New to fixed axle - Basic questions


#1

Hi!

I really like Ed Haponik’s videos, they’re wonderful. And I’ve been following the fixed axle contest and I’ve enjoyed it a lot (great work guys!).

So here I am, now I’m planning to buy a Butterfly Optic Star No Jive and I have a couple of questions:

  1. Is it necessary to do any modifications to the yoyo or do you play stock?

  2. Is it advisable for a new player who is now in the advanced part 1 of this site, and starting with unresponsive yoyoing, to get into fixed axle at the same time? I guess there’s no problem but I would like to read your words.

As I wrote in my introduction, I had a great time with the two first sections and it’s so reassuring when your yoyo comes back to your hand with a simple tug! :slight_smile: I think I love old classic responsive yoyoing (or this “modern progressive” fixed axle you play nowadays) :smiley:

Thank you :slight_smile:


#2

Fixed axle is a hoot. Personally, I prefer the TMBR throws. A Sullivan is a great throw that does a lot. A John Higby ProFly and an OUT Just for fun are essential for Fixed Axle shenanigans.

It’s good to go back and forth IMHO. Gives you a break from repetitive play, let’s your mind get creative.


(major_seventh) #3
  1. You don’t have to mod your No-Jive, but I prefer putting a small rubber o-ring around the axle to shim it and give it more weight.

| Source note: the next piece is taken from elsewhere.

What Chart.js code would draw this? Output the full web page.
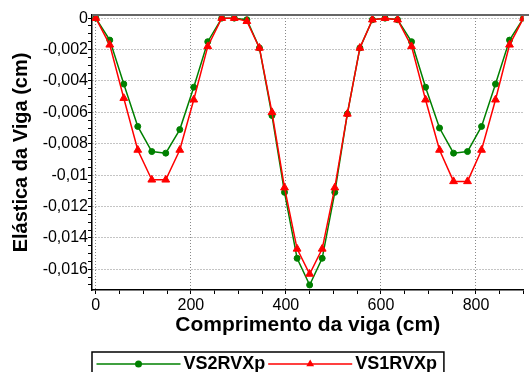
<!DOCTYPE html>
<html>
<head>
<meta charset="utf-8">
<script src="https://cdn.jsdelivr.net/npm/chart.js@4/dist/chart.umd.min.js"></script>
<style>
  body { margin: 0; background: #fff; }
  #wrap { width: 529px; height: 372px; }
</style>
</head>
<body>
<div id="wrap"><canvas id="chart" width="529" height="372"></canvas></div>
<script>
// posição dos nós ao longo da viga (cm)
const posicoes = [0, 29.4, 58.9, 88.3, 117.8, 147.2, 176.7, 206.1, 235.6, 265,
  291.4, 317.9, 344.3, 370.7, 397.1, 423.6, 450, 476.4, 502.9, 529.3, 555.7,
  582.1, 608.6, 635, 664.4, 693.9, 723.3, 752.8, 782.2, 811.7, 841.1, 870.6, 900];

// elástica (cm)
const vs2rvxp = [0, -0.0014, -0.0042, -0.0069, -0.0085, -0.0086, -0.0071, -0.0044, -0.0015, 0,
  0, -0.0001, -0.0019, -0.0062, -0.0111, -0.0153, -0.0170, -0.0153, -0.0111, -0.0061,
  -0.0019, -0.0001, 0, -0.0001, -0.0015, -0.0044, -0.0070, -0.0086, -0.0085, -0.0069,
  -0.0042, -0.0014, 0];
const vs1rvxp = [0, -0.0017, -0.0051, -0.0084, -0.0103, -0.0103, -0.0084, -0.0052, -0.0018, 0,
  0, -0.0002, -0.0019, -0.0060, -0.0108, -0.0147, -0.0163, -0.0147, -0.0108, -0.0061,
  -0.0019, -0.0001, 0, -0.0001, -0.0018, -0.0052, -0.0084, -0.0104, -0.0104, -0.0084,
  -0.0052, -0.0017, 0];

const nomesSeries = ['VS2RVXp', 'VS1RVXp'];
const tituloX = 'Comprimento da viga (cm)';
const tituloY = 'Elástica da Viga (cm)';

const VERDE = '#008000';
const VERMELHO = '#ff0000';

Chart.defaults.font.family = "'Liberation Sans', Arial, sans-serif";
Chart.defaults.color = '#000';

function pontos(ys) {
  return ys.map((y, i) => ({ x: posicoes[i], y: y }));
}

// moldura superior + legenda desenhada à mão (linha com marcador no meio)
const molduraLegenda = {
  id: 'molduraLegenda',
  afterDraw(chart) {
    const { ctx, chartArea } = chart;
    ctx.save();
    ctx.strokeStyle = '#666';
    ctx.lineWidth = 2;
    ctx.beginPath();
    ctx.moveTo(chartArea.left, chartArea.top);
    ctx.lineTo(chart.width, chartArea.top);
    ctx.stroke();

    ctx.font = "bold 18px 'Liberation Sans', Arial, sans-serif";
    ctx.textBaseline = 'middle';
    const topo = chart.height - 20;
    const yLinha = topo + 12;
    let x = chartArea.left + 4.5;
    const inicio = chartArea.left;
    chart.data.datasets.forEach(ds => {
      const cor = ds.borderColor;
      ctx.strokeStyle = cor;
      ctx.lineWidth = 1.5;
      ctx.beginPath();
      ctx.moveTo(x, yLinha);
      ctx.lineTo(x + 84, yLinha);
      ctx.stroke();
      const cx = x + 42;
      ctx.fillStyle = cor;
      ctx.beginPath();
      if (ds.pointStyle === 'triangle') {
        const r = 4.5;
        ctx.moveTo(cx, yLinha - r);
        ctx.lineTo(cx + r * 0.866, yLinha + r * 0.5);
        ctx.lineTo(cx - r * 0.866, yLinha + r * 0.5);
        ctx.closePath();
      } else {
        ctx.arc(cx, yLinha, 3.5, 0, Math.PI * 2);
      }
      ctx.fill();
      x += 87;
      ctx.fillStyle = '#000';
      ctx.textAlign = 'left';
      ctx.fillText(ds.label, x, yLinha);
      x += ctx.measureText(ds.label).width + 3;
    });
    ctx.strokeStyle = '#000';
    ctx.lineWidth = 1.5;
    ctx.strokeRect(inicio, topo, x + 4 - inicio, 40);
    ctx.restore();
  }
};

const ehMaiorY = v => Math.round(v / 0.0005) % 4 === 0;

new Chart(document.getElementById('chart'), {
  type: 'scatter',
  data: {
    datasets: [
      {
        label: nomesSeries[0],
        data: pontos(vs2rvxp),
        showLine: true,
        borderColor: VERDE,
        backgroundColor: VERDE,
        borderWidth: 1.5,
        pointStyle: 'circle',
        pointRadius: 3,
        pointBorderWidth: 1,
        order: 1
      },
      {
        label: nomesSeries[1],
        data: pontos(vs1rvxp),
        showLine: true,
        borderColor: VERMELHO,
        backgroundColor: VERMELHO,
        borderWidth: 1.5,
        pointStyle: 'triangle',
        pointRadius: 4.5,
        pointBorderWidth: 1,
        order: 0
      }
    ]
  },
  options: {
    responsive: false,
    animation: false,
    layout: { padding: { left: 0, right: 2, top: 15, bottom: 30 } },
    plugins: { legend: { display: false }, tooltip: { enabled: false } },
    scales: {
      x: {
        type: 'linear',
        min: -8,
        max: 900,
        afterFit: s => { s.height = 52; },
        border: { color: '#000', width: 1.5, dash: [1, 2] },
        grid: {
          color: c => (c.tick && c.tick.value % 200 === 0) ? '#888' : 'rgba(0,0,0,0)',
          tickColor: '#000',
          tickLength: 4
        },
        ticks: {
          stepSize: 50,
          includeBounds: false,
          autoSkip: false,
          maxRotation: 0,
          padding: 2,
          font: { size: 16 },
          callback: v => (v % 200 === 0) ? String(v) : ''
        },
        title: {
          display: true,
          text: tituloX,
          font: { size: 21, weight: 'bold' },
          padding: { top: 0, bottom: 4 }
        }
      },
      y: {
        min: -0.01732,
        max: 0.0002,
        afterFit: s => { s.width = 92; },
        border: { color: '#000', width: 1.5, dash: [1, 2] },
        grid: {
          color: c => (c.tick && ehMaiorY(c.tick.value)) ? '#888' : 'rgba(0,0,0,0)',
          tickColor: '#000',
          tickLength: 4
        },
        ticks: {
          stepSize: 0.0005,
          includeBounds: false,
          autoSkip: false,
          padding: 0,
          font: { size: 16 },
          callback: v => ehMaiorY(v) ? String(Number(v.toFixed(4))).replace('.', ',') : ''
        },
        title: {
          display: true,
          text: tituloY,
          font: { size: 20, weight: 'bold' },
          padding: { top: 9, bottom: 0 }
        }
      }
    }
  },
  plugins: [molduraLegenda]
});
</script>
</body>
</html>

  2. Go for it! It’s not like you HAVE to master unresponsive within a certain time frame; You don’t even have to master unresponsive play, but it’ll help.

I love my woods!


#4

I normally add shims to a no-jive. Keeps them from diving for me. I use cardboard or thin packaging cellophane/plastic. Never found that those add significant weight, nor would I assume an o-ring would.


(major_seventh) #5

It’s the craziest thing. You know what? It’s probably affecting the response and making it “feel” heavier.


(ed) #6

super cool that you’re into it! i’m glad the vids have been useful. they were fun to make.
everybody will have slightly different responses to those questions. here’s how i’d address them:

1.) i play my fixed axle yo-yo’s stock for the most part. with no jives, i used to do more adjustment with shimming and/or stickers, but lately i find i have more consistent control without making a lot of changes. if you have a good one and some axles that feel right, shimming won’t do that much for you. i’ve had some no jives where it was necessary though. i’ve never had to mod a tmbr yo-yo beyond sanding the axle sleeve a bit if they come too long and unresponsive.

2.) in my vids i think i suggested that if you were through expert, you should be poised to jump right into some advanced fixed axle. that’s just on the basis of your familiarity with the yo-yo and your ability to control it though. i would say having the looping basics are just as important as the 1a basics (if not more so). but there’s no pre-requisite. jump right in and play how you want!

:slight_smile:


(rizkiyoist) #7

Yes, it also happens on looping yoyos, basically wider gap feels heavier.


#8
  1. As far as modding goes it comes down to the yoyo you choose and your preference. For the most part I just live the first or second string so I don’t but the axles on the first throw. But it comes down to trial and error and what feels right for you.

  2. The tricks them selves come down to managing string tension and using the right string (if your using a wood axle cotton or 50/50 blend) I’m old enough that I learned most of those tricks through advanced on fixed axle.


#9

I wouldn’t really call myself “new” to fixed axle play as that’s what I actually learned on. Following the Fixed Axle Challenge and even attempting some of the tricks has actually sparked my interest in rediscovering the 1990s all over again and looking at yoyos of the era.

I have a No Jive 3-in-1 in the shopping cart, just looking around at a few other items before I complete my order.

Last weekend I decided to pick up a ProFly just for the fun of it and that’s actually a good cheap start if you want to get into fixed axle to see if it’s for you. Actually, I’d recommend anyone and everyone into yoyoing to go back to the roots and try a fixed axle regardless of skill level.

For me and what “feels right” all lies in the string tension. I do prefer wood axle over steel fixed axle though, has a smoother response for me and less ‘slippy’, as well as a slightly narrower gap for pulling off stalls and regens.